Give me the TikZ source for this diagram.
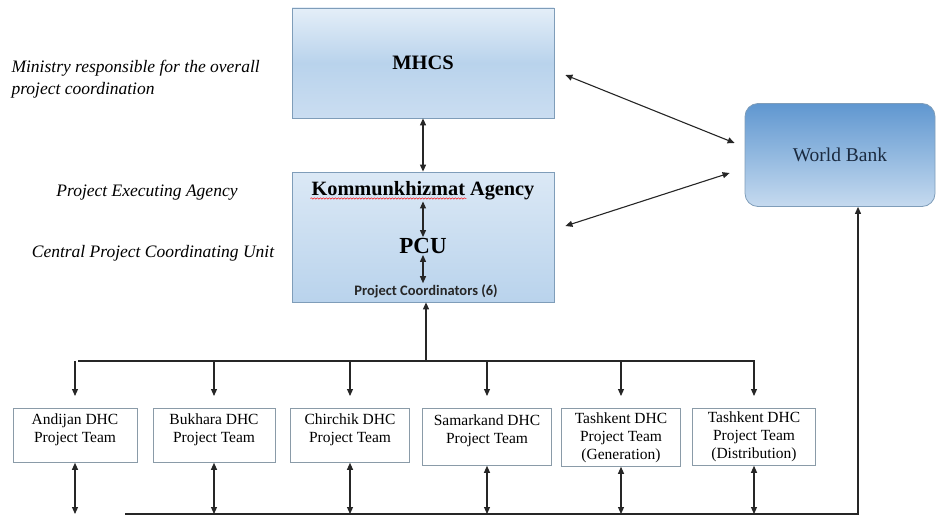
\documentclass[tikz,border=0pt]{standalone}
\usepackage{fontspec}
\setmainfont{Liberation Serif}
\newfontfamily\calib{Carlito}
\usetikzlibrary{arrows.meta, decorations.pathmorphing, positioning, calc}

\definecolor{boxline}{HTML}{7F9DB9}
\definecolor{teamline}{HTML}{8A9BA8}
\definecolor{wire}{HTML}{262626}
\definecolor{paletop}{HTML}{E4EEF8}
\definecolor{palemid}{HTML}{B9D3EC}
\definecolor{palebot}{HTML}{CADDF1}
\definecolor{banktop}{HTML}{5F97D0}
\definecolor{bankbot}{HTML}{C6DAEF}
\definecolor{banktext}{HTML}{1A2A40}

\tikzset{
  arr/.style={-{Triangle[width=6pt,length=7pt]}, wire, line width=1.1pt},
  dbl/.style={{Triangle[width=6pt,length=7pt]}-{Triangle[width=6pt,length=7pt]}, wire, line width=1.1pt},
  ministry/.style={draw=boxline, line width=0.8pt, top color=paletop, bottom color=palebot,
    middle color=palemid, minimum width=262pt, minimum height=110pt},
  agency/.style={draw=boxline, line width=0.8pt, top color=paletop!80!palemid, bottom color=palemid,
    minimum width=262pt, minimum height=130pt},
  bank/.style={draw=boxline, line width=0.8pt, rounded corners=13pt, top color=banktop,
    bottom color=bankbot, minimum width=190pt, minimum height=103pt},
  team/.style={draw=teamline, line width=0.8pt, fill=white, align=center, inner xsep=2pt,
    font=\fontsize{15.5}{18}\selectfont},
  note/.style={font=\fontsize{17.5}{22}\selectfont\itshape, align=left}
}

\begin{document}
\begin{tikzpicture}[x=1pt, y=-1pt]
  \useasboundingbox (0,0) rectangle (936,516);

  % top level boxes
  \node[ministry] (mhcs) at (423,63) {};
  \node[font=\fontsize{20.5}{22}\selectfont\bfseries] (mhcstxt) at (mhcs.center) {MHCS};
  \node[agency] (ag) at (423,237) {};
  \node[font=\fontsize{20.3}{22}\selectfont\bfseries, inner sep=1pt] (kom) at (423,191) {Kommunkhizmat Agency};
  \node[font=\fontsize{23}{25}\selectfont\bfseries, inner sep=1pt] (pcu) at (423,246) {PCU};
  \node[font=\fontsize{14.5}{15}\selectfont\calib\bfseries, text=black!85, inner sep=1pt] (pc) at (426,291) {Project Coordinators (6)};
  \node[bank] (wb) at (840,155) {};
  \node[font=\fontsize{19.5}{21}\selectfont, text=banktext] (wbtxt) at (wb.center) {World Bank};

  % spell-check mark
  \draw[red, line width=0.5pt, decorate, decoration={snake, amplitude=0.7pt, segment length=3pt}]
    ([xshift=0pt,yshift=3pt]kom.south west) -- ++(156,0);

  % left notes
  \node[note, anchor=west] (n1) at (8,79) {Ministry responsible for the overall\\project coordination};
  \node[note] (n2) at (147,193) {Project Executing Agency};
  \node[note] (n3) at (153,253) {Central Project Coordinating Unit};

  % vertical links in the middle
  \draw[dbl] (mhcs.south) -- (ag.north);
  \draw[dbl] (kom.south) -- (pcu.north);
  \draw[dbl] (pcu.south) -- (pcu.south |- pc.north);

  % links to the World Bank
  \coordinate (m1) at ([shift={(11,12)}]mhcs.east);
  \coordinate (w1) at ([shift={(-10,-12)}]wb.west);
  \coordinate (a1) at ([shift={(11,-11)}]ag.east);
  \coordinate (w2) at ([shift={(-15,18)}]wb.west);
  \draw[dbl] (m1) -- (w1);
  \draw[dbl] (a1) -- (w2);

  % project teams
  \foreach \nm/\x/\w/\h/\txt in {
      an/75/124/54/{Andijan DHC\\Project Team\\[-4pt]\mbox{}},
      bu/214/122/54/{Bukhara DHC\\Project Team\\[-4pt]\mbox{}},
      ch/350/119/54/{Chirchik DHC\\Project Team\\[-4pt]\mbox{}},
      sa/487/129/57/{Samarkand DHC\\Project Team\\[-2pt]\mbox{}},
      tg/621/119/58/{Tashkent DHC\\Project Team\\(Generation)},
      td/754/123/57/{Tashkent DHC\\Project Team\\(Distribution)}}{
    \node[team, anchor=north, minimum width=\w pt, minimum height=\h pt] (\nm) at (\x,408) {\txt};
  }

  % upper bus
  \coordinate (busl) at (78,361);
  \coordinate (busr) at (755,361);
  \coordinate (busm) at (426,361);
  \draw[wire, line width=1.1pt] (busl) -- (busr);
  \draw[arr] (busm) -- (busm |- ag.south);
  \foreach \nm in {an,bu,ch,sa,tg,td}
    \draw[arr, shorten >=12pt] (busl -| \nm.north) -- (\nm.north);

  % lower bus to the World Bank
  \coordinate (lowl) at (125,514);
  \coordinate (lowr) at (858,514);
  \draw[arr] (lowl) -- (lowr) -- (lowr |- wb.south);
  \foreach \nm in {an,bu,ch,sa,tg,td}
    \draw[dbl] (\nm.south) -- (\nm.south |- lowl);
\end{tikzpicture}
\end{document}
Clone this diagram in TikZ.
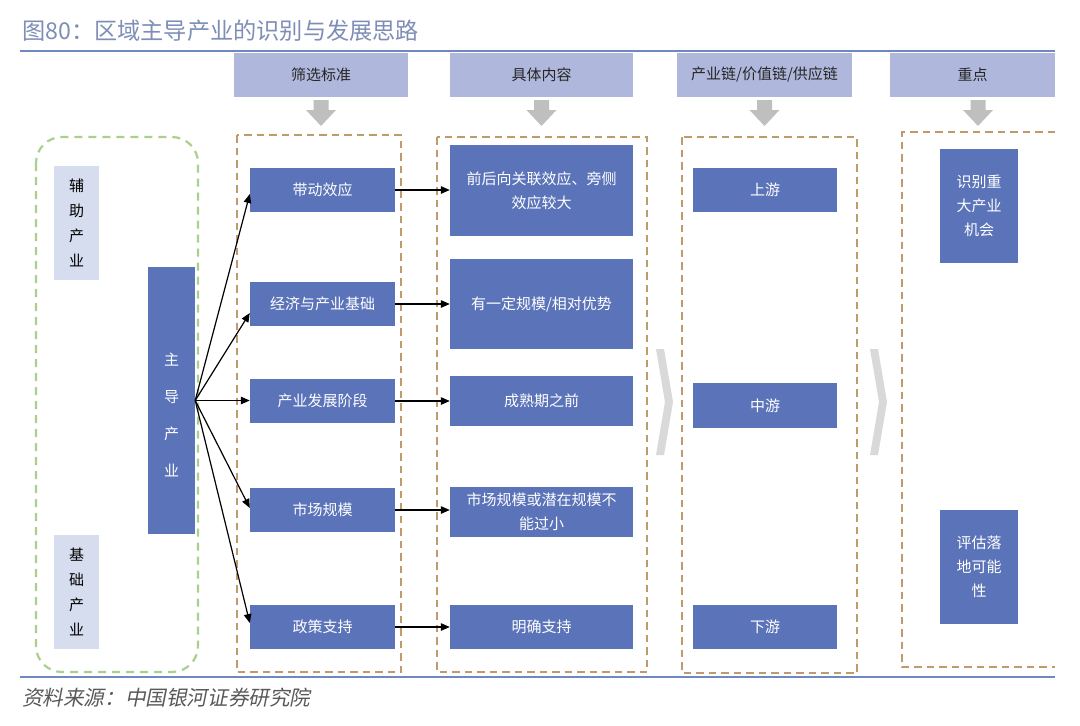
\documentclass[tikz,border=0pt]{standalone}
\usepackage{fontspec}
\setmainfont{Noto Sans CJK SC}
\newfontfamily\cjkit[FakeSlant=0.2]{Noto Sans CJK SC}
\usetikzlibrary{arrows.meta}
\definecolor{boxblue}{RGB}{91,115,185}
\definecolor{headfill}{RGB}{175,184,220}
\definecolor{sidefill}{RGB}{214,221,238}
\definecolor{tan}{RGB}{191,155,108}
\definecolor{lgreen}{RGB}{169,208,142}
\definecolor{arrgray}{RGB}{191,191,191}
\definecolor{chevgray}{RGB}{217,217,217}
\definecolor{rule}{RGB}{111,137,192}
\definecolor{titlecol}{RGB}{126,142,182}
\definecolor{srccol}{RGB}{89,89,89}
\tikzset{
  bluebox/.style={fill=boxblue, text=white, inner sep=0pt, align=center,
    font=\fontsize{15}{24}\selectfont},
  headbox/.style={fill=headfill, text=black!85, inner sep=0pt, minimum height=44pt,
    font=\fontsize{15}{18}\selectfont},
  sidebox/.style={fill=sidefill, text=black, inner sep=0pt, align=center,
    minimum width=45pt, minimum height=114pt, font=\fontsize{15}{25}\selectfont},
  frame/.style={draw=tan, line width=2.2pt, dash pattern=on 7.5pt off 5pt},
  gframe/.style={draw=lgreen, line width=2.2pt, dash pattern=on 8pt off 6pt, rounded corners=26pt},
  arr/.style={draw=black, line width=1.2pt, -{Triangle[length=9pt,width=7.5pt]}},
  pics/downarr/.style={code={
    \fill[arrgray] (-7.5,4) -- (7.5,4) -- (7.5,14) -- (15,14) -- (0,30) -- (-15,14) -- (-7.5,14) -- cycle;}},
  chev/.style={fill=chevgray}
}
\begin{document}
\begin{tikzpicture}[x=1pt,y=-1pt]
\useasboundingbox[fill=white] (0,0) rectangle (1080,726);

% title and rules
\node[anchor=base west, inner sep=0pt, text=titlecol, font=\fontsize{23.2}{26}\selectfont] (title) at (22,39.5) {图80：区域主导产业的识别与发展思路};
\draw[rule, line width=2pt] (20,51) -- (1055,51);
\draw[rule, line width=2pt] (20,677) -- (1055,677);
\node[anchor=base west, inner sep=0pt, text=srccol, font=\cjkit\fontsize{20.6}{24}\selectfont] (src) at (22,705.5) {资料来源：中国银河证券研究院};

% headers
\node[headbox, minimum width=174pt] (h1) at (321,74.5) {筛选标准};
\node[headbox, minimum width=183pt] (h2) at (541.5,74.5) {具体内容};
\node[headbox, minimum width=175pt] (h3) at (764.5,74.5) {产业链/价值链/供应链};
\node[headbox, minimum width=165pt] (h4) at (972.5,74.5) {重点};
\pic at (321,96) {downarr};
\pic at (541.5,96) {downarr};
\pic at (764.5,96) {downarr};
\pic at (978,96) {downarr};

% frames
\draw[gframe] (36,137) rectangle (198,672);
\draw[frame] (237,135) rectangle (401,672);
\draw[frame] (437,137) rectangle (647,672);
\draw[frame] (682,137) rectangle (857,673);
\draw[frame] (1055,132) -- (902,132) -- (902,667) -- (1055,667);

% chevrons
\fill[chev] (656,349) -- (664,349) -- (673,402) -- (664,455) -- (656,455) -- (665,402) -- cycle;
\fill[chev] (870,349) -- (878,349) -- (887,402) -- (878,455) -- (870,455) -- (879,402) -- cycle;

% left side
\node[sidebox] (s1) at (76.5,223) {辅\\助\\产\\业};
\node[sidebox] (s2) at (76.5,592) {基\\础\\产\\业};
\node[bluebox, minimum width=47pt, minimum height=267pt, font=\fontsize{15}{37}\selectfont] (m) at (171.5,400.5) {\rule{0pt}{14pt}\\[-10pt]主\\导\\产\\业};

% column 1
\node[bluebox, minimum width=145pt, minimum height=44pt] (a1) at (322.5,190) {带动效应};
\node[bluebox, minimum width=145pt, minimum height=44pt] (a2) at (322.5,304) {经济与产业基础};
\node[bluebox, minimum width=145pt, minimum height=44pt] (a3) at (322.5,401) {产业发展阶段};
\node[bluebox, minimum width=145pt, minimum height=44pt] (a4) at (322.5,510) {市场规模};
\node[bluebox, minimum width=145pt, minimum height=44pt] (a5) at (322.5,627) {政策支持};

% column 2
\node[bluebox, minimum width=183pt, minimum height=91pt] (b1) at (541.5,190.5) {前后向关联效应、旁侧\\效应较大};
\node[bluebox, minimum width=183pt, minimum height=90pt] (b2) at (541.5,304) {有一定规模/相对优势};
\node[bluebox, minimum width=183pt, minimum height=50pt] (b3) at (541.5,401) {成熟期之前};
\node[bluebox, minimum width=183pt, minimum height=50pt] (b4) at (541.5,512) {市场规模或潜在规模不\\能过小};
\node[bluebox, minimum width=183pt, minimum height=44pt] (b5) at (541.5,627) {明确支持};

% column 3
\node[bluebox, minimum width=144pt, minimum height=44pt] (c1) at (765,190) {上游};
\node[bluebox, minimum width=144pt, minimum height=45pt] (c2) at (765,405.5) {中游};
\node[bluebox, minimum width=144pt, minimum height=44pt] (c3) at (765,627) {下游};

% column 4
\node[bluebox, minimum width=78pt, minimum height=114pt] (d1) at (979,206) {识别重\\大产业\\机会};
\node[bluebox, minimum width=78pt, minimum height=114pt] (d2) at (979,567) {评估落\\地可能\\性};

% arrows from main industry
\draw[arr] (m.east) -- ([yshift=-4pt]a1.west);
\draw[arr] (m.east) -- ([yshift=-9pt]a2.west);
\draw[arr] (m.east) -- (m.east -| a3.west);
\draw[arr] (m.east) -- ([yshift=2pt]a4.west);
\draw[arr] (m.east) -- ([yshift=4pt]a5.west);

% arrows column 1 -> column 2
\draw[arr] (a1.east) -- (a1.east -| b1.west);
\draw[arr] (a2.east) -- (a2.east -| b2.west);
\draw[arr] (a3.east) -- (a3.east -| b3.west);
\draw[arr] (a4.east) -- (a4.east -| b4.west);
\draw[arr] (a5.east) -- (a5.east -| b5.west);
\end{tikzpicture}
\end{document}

++++

Required work:
Copy nothing past the line containing "(0,0) rectangle (936,516);": reproduce every line from the start of the records up to it, skipping pictures.

Worked solution:
Give me the TikZ source for this diagram.
\documentclass[tikz,border=0pt]{standalone}
\usepackage{fontspec}
\setmainfont{Liberation Serif}
\newfontfamily\calib{Carlito}
\usetikzlibrary{arrows.meta, decorations.pathmorphing, positioning, calc}

\definecolor{boxline}{HTML}{7F9DB9}
\definecolor{teamline}{HTML}{8A9BA8}
\definecolor{wire}{HTML}{262626}
\definecolor{paletop}{HTML}{E4EEF8}
\definecolor{palemid}{HTML}{B9D3EC}
\definecolor{palebot}{HTML}{CADDF1}
\definecolor{banktop}{HTML}{5F97D0}
\definecolor{bankbot}{HTML}{C6DAEF}
\definecolor{banktext}{HTML}{1A2A40}

\tikzset{
  arr/.style={-{Triangle[width=6pt,length=7pt]}, wire, line width=1.1pt},
  dbl/.style={{Triangle[width=6pt,length=7pt]}-{Triangle[width=6pt,length=7pt]}, wire, line width=1.1pt},
  ministry/.style={draw=boxline, line width=0.8pt, top color=paletop, bottom color=palebot,
    middle color=palemid, minimum width=262pt, minimum height=110pt},
  agency/.style={draw=boxline, line width=0.8pt, top color=paletop!80!palemid, bottom color=palemid,
    minimum width=262pt, minimum height=130pt},
  bank/.style={draw=boxline, line width=0.8pt, rounded corners=13pt, top color=banktop,
    bottom color=bankbot, minimum width=190pt, minimum height=103pt},
  team/.style={draw=teamline, line width=0.8pt, fill=white, align=center, inner xsep=2pt,
    font=\fontsize{15.5}{18}\selectfont},
  note/.style={font=\fontsize{17.5}{22}\selectfont\itshape, align=left}
}

\begin{document}
\begin{tikzpicture}[x=1pt, y=-1pt]
  \useasboundingbox (0,0) rectangle (936,516);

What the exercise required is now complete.